Reproduce the records below exactly as they appear, omitting any pictures they contain.
====================
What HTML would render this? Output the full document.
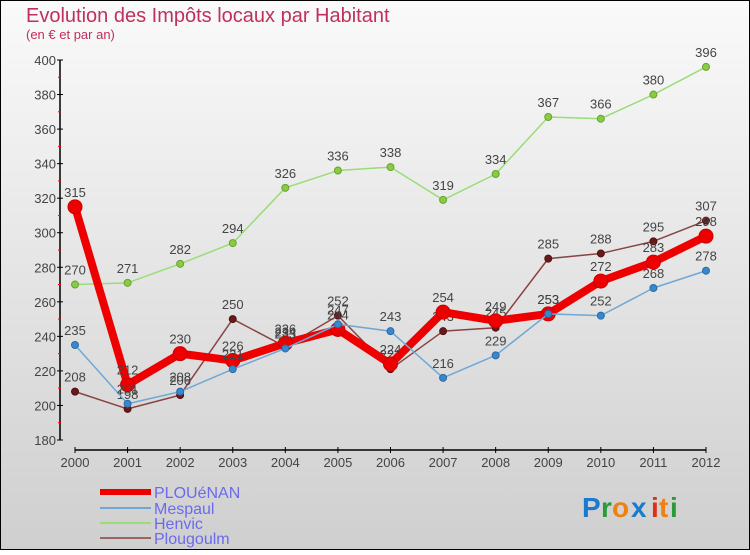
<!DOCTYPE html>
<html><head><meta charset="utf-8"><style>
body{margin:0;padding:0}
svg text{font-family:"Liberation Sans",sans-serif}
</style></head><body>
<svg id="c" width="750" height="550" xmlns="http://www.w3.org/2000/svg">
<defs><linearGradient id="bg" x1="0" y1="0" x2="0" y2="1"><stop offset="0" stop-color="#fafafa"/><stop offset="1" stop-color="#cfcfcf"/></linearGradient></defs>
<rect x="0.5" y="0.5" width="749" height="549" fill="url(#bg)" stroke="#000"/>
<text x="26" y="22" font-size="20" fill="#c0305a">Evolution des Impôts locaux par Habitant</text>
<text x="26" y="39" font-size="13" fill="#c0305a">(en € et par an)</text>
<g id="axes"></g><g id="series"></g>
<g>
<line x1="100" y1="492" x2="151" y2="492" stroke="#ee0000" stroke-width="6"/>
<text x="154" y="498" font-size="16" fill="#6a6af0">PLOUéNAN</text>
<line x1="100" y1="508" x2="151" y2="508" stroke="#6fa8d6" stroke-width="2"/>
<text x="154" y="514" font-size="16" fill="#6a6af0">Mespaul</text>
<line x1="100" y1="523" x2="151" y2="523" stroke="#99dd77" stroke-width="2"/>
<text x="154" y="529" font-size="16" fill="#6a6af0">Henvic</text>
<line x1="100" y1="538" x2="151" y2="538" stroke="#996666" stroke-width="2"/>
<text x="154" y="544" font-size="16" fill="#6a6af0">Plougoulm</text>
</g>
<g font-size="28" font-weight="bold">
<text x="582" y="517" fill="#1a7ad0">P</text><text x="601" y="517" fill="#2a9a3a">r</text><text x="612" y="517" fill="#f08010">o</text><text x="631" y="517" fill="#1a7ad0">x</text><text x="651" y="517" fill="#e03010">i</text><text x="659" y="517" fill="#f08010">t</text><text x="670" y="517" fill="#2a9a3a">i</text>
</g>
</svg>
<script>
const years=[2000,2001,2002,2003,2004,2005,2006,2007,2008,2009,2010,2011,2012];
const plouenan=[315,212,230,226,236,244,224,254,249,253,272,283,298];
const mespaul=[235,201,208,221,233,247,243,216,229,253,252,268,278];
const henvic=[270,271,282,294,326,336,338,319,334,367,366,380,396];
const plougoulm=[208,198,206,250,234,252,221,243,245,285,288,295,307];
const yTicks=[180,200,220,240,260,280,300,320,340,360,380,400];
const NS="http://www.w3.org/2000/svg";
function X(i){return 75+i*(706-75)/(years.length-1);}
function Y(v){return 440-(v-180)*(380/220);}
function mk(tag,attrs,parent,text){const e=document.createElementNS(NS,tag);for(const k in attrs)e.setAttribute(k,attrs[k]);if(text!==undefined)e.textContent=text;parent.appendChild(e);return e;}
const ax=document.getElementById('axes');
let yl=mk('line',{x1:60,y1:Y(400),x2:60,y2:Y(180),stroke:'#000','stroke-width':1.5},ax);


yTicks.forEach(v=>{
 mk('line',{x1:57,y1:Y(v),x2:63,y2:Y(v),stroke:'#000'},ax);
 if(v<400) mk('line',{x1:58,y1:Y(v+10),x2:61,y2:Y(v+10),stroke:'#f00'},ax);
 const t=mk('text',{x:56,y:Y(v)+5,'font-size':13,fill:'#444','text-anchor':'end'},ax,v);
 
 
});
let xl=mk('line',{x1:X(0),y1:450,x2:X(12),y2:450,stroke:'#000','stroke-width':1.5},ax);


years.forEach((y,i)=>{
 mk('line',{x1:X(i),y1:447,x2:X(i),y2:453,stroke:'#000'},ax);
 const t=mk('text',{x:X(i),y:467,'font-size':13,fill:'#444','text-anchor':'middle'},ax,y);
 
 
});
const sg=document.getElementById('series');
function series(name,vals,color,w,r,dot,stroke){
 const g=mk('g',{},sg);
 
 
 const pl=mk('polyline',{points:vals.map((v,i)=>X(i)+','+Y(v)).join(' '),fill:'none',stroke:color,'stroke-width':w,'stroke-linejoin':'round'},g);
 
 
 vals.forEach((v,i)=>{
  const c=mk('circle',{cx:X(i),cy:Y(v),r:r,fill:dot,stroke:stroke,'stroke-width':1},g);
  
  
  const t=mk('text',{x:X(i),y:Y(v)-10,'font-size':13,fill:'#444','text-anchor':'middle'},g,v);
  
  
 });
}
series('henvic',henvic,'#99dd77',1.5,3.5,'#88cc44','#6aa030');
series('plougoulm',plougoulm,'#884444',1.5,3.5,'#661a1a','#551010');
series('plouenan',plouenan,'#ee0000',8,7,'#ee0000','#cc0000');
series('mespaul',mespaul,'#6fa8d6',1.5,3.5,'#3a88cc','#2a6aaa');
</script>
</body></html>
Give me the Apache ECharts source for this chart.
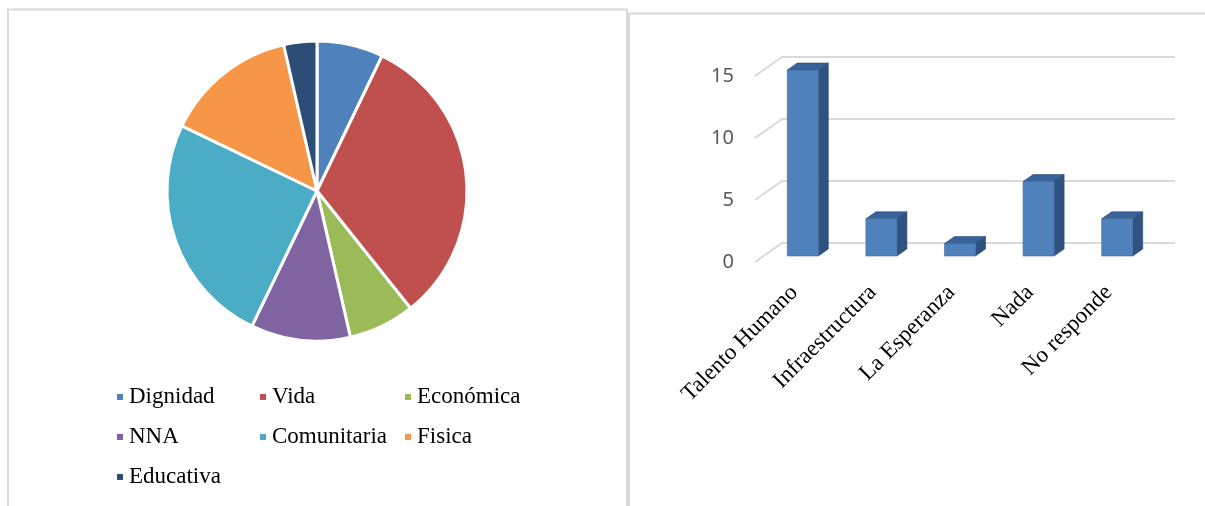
====================
COMPLETED TASK
What HTML would render this? Output the full document.
<!DOCTYPE html>
<html><head><meta charset="utf-8"><style>
body{margin:0;padding:0}
svg text{font-family:"Liberation Sans",sans-serif}
</style></head><body>
<svg id="c" width="750" height="550" xmlns="http://www.w3.org/2000/svg">
<defs><linearGradient id="bg" x1="0" y1="0" x2="0" y2="1"><stop offset="0" stop-color="#fafafa"/><stop offset="1" stop-color="#cfcfcf"/></linearGradient></defs>
<rect x="0.5" y="0.5" width="749" height="549" fill="url(#bg)" stroke="#000"/>
<text x="26" y="22" font-size="20" fill="#c0305a">Evolution des Impôts locaux par Habitant</text>
<text x="26" y="39" font-size="13" fill="#c0305a">(en € et par an)</text>
<g id="axes"></g><g id="series"></g>
<g>
<line x1="100" y1="492" x2="151" y2="492" stroke="#ee0000" stroke-width="6"/>
<text x="154" y="498" font-size="16" fill="#6a6af0">PLOUéNAN</text>
<line x1="100" y1="508" x2="151" y2="508" stroke="#6fa8d6" stroke-width="2"/>
<text x="154" y="514" font-size="16" fill="#6a6af0">Mespaul</text>
<line x1="100" y1="523" x2="151" y2="523" stroke="#99dd77" stroke-width="2"/>
<text x="154" y="529" font-size="16" fill="#6a6af0">Henvic</text>
<line x1="100" y1="538" x2="151" y2="538" stroke="#996666" stroke-width="2"/>
<text x="154" y="544" font-size="16" fill="#6a6af0">Plougoulm</text>
</g>
<g font-size="28" font-weight="bold">
<text x="582" y="517" fill="#1a7ad0">P</text><text x="601" y="517" fill="#2a9a3a">r</text><text x="612" y="517" fill="#f08010">o</text><text x="631" y="517" fill="#1a7ad0">x</text><text x="651" y="517" fill="#e03010">i</text><text x="659" y="517" fill="#f08010">t</text><text x="670" y="517" fill="#2a9a3a">i</text>
</g>
</svg>
<script>
const years=[2000,2001,2002,2003,2004,2005,2006,2007,2008,2009,2010,2011,2012];
const plouenan=[315,212,230,226,236,244,224,254,249,253,272,283,298];
const mespaul=[235,201,208,221,233,247,243,216,229,253,252,268,278];
const henvic=[270,271,282,294,326,336,338,319,334,367,366,380,396];
const plougoulm=[208,198,206,250,234,252,221,243,245,285,288,295,307];
const yTicks=[180,200,220,240,260,280,300,320,340,360,380,400];
const NS="http://www.w3.org/2000/svg";
function X(i){return 75+i*(706-75)/(years.length-1);}
function Y(v){return 440-(v-180)*(380/220);}
function mk(tag,attrs,parent,text){const e=document.createElementNS(NS,tag);for(const k in attrs)e.setAttribute(k,attrs[k]);if(text!==undefined)e.textContent=text;parent.appendChild(e);return e;}
const ax=document.getElementById('axes');
let yl=mk('line',{x1:60,y1:Y(400),x2:60,y2:Y(180),stroke:'#000','stroke-width':1.5},ax);


yTicks.forEach(v=>{
 mk('line',{x1:57,y1:Y(v),x2:63,y2:Y(v),stroke:'#000'},ax);
 if(v<400) mk('line',{x1:58,y1:Y(v+10),x2:61,y2:Y(v+10),stroke:'#f00'},ax);
 const t=mk('text',{x:56,y:Y(v)+5,'font-size':13,fill:'#444','text-anchor':'end'},ax,v);
 
 
});
let xl=mk('line',{x1:X(0),y1:450,x2:X(12),y2:450,stroke:'#000','stroke-width':1.5},ax);


years.forEach((y,i)=>{
 mk('line',{x1:X(i),y1:447,x2:X(i),y2:453,stroke:'#000'},ax);
 const t=mk('text',{x:X(i),y:467,'font-size':13,fill:'#444','text-anchor':'middle'},ax,y);
 
 
});
const sg=document.getElementById('series');
function series(name,vals,color,w,r,dot,stroke){
 const g=mk('g',{},sg);
 
 
 const pl=mk('polyline',{points:vals.map((v,i)=>X(i)+','+Y(v)).join(' '),fill:'none',stroke:color,'stroke-width':w,'stroke-linejoin':'round'},g);
 
 
 vals.forEach((v,i)=>{
  const c=mk('circle',{cx:X(i),cy:Y(v),r:r,fill:dot,stroke:stroke,'stroke-width':1},g);
  
  
  const t=mk('text',{x:X(i),y:Y(v)-10,'font-size':13,fill:'#444','text-anchor':'middle'},g,v);
  
  
 });
}
series('henvic',henvic,'#99dd77',1.5,3.5,'#88cc44','#6aa030');
series('plougoulm',plougoulm,'#884444',1.5,3.5,'#661a1a','#551010');
series('plouenan',plouenan,'#ee0000',8,7,'#ee0000','#cc0000');
series('mespaul',mespaul,'#6fa8d6',1.5,3.5,'#3a88cc','#2a6aaa');
</script>
</body></html>
Give me the Apache ECharts source for this chart.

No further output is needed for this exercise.